There's been a little bit of confusion about the different types of graphs
that arise when solving these differential equations, so I thought it might
be good to go over the solution to quiz 1 in a bit more detail to highlight this.
So, we're solving differential equations of this sort: dX/dt = f(X)
and I've given you the graph of f(X), and we can come up with the phase line for this,
we can also sketch solutions of X as a function of t,
and to make this discussion a little bit more concrete
I think it will help to reinterpret this as a population growth problem, so let me do that...
So, all I'll do is replace the variable X by the variable P,
and we'll think of P as the population size,
and since we're measuring population in these funny units,
maybe this is population in metric tons of biomass, or something,
so it's not like there's 1 (we're talking about rabbits), I don't think there's 1 rabbit, 2 rabbits, 3 rabbits,
so we won't worry too much about the units here,
but the idea is that we have a population that's changing in time
and this says the growth rate - if it's growing or shrinking, how fast,
is a function of the current population.
so then this graph, the axis here, is population P
and then this is the growth rate - how the population is changing.
So we can see if the population is between 1 and 9, then the population will increase
because the growth rate is positive - the population is growing.
If the population is greater than 9, then the population will decrease
because the growth rate is negative,
and if the population is less than 1, the growth rate will decrease,
again, because the population is negative.
So from this information, I can sketch possible solution curves
for this differential equation, so let me do that...
OK, so here are my axes - this is now time on the horizontal axis,
and population on the vertical axis.
I've sketched the fixed points, the two stable points, 1 and 9, just as dotted lines,
- these are fixed points because the growth rate is 0 - when the growth rate is 0,
the population P doesn't change.
If I start, say, at 2, I'll grow, I'll increase, until I get to 9, so I could sketch that here...
- I'm increasing, and I'm approaching 9.
If I started at 5, I would also increase, and approach 9 - it's going to look something like this.
If I start at 12, I'll decrease, and hit 9 - approach 9
and if I started a little less than 1, I would decrease and go 0.
OK, so these purple curves, I would say these are solutions to this differential equation,
for four different initial conditions, so these purple curves, are P as a function t.
So let me just a little bit again about these two types of graphs,
because it's really easy to get them confused.
So this is dP/dT, as a function of P - Is the population growing or shrinking for a given population?,
so there's not really, there's no time, on this axis.
This plot is P, as a function of time - how does the population vary as time goes forward.
Right so, we can see that solutions approach this stable fixed point at 9,
and are pushed away from an unstable fixed point at 1.
So lastly, another type of graph that we can draw is the phase line for this, and we do that...

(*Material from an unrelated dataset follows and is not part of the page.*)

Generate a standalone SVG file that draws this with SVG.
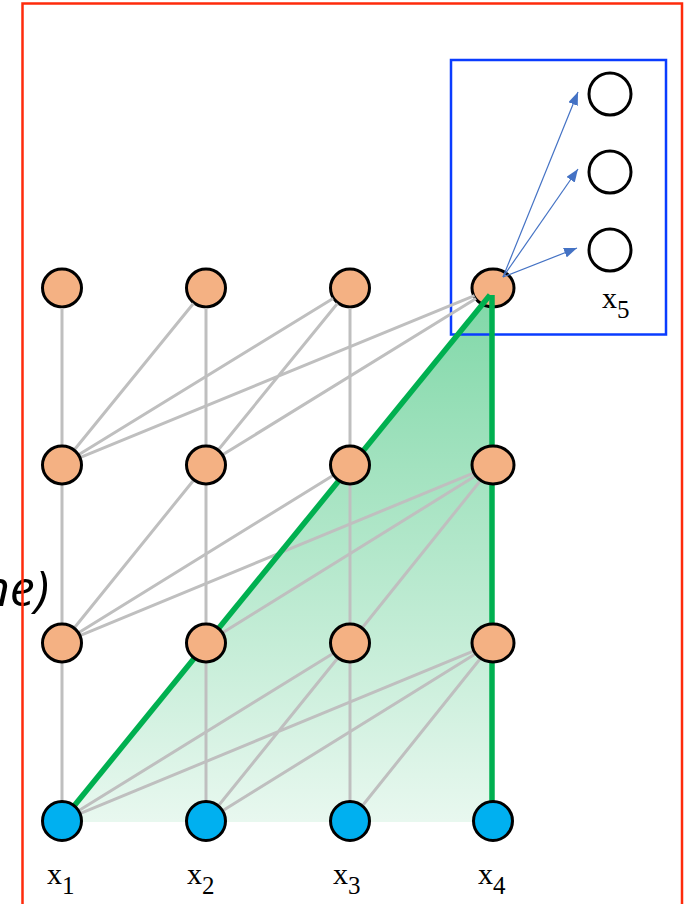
<svg xmlns="http://www.w3.org/2000/svg" width="684" height="904" viewBox="0 0 684 904">
<style>
.hid{fill:#f4b183;stroke:#000;stroke-width:3}
.inp{fill:#00b0f0;stroke:#000;stroke-width:3}
.out{fill:#fff;stroke:#000;stroke-width:3}
.g{stroke:#bfbfbf;stroke-width:3;fill:none}
.gr{stroke:#00b050;stroke-width:5.5;fill:none}
.ar{stroke:#4472c4;stroke-width:1.2;fill:none;marker-end:url(#ah)}
.lab{font-family:"Liberation Serif","DejaVu Serif",serif;font-size:30px;fill:#000}
.sub{font-size:25px}
</style>
<defs>
<linearGradient id="fillg" gradientUnits="userSpaceOnUse" x1="0" y1="292" x2="0" y2="822">
<stop offset="0" stop-color="#00b050" stop-opacity="0.5"/>
<stop offset="1" stop-color="#00b050" stop-opacity="0.09"/>
</linearGradient>
<marker id="ah" markerUnits="userSpaceOnUse" markerWidth="13" markerHeight="10" refX="13" refY="5" orient="auto">
<path d="M0,0 L13,5 L0,10 z" fill="#4472c4"/>
</marker>
</defs>
<rect width="684" height="904" fill="#fff"/>
<text x="49" y="606" font-family="'Open Sans','Liberation Sans',sans-serif" font-style="italic" font-size="50" text-anchor="end" fill="#000">ne)</text>
<polygon id="area" points="64,822 491,292 493,292 493,822" fill="url(#fillg)"/>
<rect id="scope" x="451" y="60" width="215" height="274.5" fill="none" stroke="#0a3cff" stroke-width="2.5"/>
<g id="n_1_1"><ellipse class="hid" cx="62" cy="288" rx="19.5" ry="19"/></g>
<g id="n_2_1"><ellipse class="hid" cx="206" cy="288" rx="19.5" ry="19"/></g>
<g id="n_3_1"><ellipse class="hid" cx="350" cy="288" rx="19.5" ry="19"/></g>
<g id="n_4_1"><ellipse class="hid" cx="493" cy="288" rx="21" ry="19"/></g>
<g id="connectors">
<path class="g" d="M62,308V445M62,485V623M62,663V801M206,308V445M206,485V623M206,663V801M350,308V445M350,485V623M350,663V801"/>
<path class="g" d="M74.6,449.5L193.4,303.5M79,454.5L333,298.5M80.5,457.4L474.5,295.6M218.6,449.5L337.4,303.5M223,454.5L476,298.5"/>
<path class="g" d="M74.6,627.5L193.4,480.5M79,632.5L333,475.5M80.5,635.4L474.5,472.6M223,632.5L476,475.5M362.5,627.5L480.5,480.5"/>
<path class="g" d="M79,810.5L333,653.5M80.5,813.4L474.5,650.6M218.6,805.5L337.4,658.5M223,810.5L476,653.5M362.6,805.5L480.4,658.5"/>
<path class="gr" d="M74,806L490,295"/>
<path class="gr" d="M492,295V801"/>
<path class="ar" d="M503,277L578,92"/>
<path class="ar" d="M503,277L578,169"/>
<path class="ar" d="M503,277L577,248"/>
</g>
<g id="n_1_2"><ellipse class="hid" cx="62" cy="465" rx="19.5" ry="19"/></g>
<g id="n_2_2"><ellipse class="hid" cx="206" cy="465" rx="19.5" ry="19"/></g>
<g id="n_3_2"><ellipse class="hid" cx="350" cy="465" rx="19.5" ry="19"/></g>
<g id="n_4_2"><ellipse class="hid" cx="493" cy="465" rx="21" ry="19"/></g>
<g id="n_1_3"><ellipse class="hid" cx="62" cy="643" rx="19.5" ry="19"/></g>
<g id="n_2_3"><ellipse class="hid" cx="206" cy="643" rx="19.5" ry="19"/></g>
<g id="n_3_3"><ellipse class="hid" cx="350" cy="643" rx="19.5" ry="19"/></g>
<g id="n_4_3"><ellipse class="hid" cx="493" cy="643" rx="21" ry="19"/></g>
<g id="x1"><circle class="inp" cx="62" cy="821" r="19.5"/><text class="lab" x="47" y="884">x<tspan class="sub" dy="10">1</tspan></text></g>
<g id="x2"><circle class="inp" cx="206" cy="821" r="19.5"/><text class="lab" x="187" y="884">x<tspan class="sub" dy="10">2</tspan></text></g>
<g id="x3"><circle class="inp" cx="350" cy="821" r="19.5"/><text class="lab" x="333" y="884">x<tspan class="sub" dy="10">3</tspan></text></g>
<g id="x4"><circle class="inp" cx="493" cy="821" r="19.5"/><text class="lab" x="478" y="884">x<tspan class="sub" dy="10">4</tspan></text></g>
<g id="o1"><circle class="out" cx="610" cy="94" r="21"/></g>
<g id="o2"><circle class="out" cx="610" cy="172" r="21"/></g>
<g id="o3"><circle class="out" cx="610" cy="250" r="21"/></g>
<g id="x5"><text class="lab" x="602" y="308">x<tspan class="sub" dy="10">5</tspan></text></g>
<rect id="frame" x="22.5" y="3.5" width="659.5" height="960" fill="none" stroke="#fe2b0b" stroke-width="2.5"/>
</svg>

Again we can see that there's a stable fixed point at 9, and an unstable fixed point at 1,
and in fact, you could draw the phase line right here on this axis, if you wanted,
- I'll do that in a different colour, so it stands out - grab a bright red pen,
so in this region, between 1 and 9, the population is growing, its moving to the right,
Why? - because this graph is positive, and when this graph is positive,
that means the growth rate is positive.
So the arrows here, have to go like this...
If I'm over here, the population will get smaller, because the growth rate is negative,
- the value of this function, dP/dT, is negative, and same story over here,
and we have fixed points at the intersection, where the growth rate is 0, the population is fixed.
So it's very easy to get these two types of graph mixed up - I think a few people were
asking really questions about this in the forum,
so I thought it would be good to underscore this just one more time.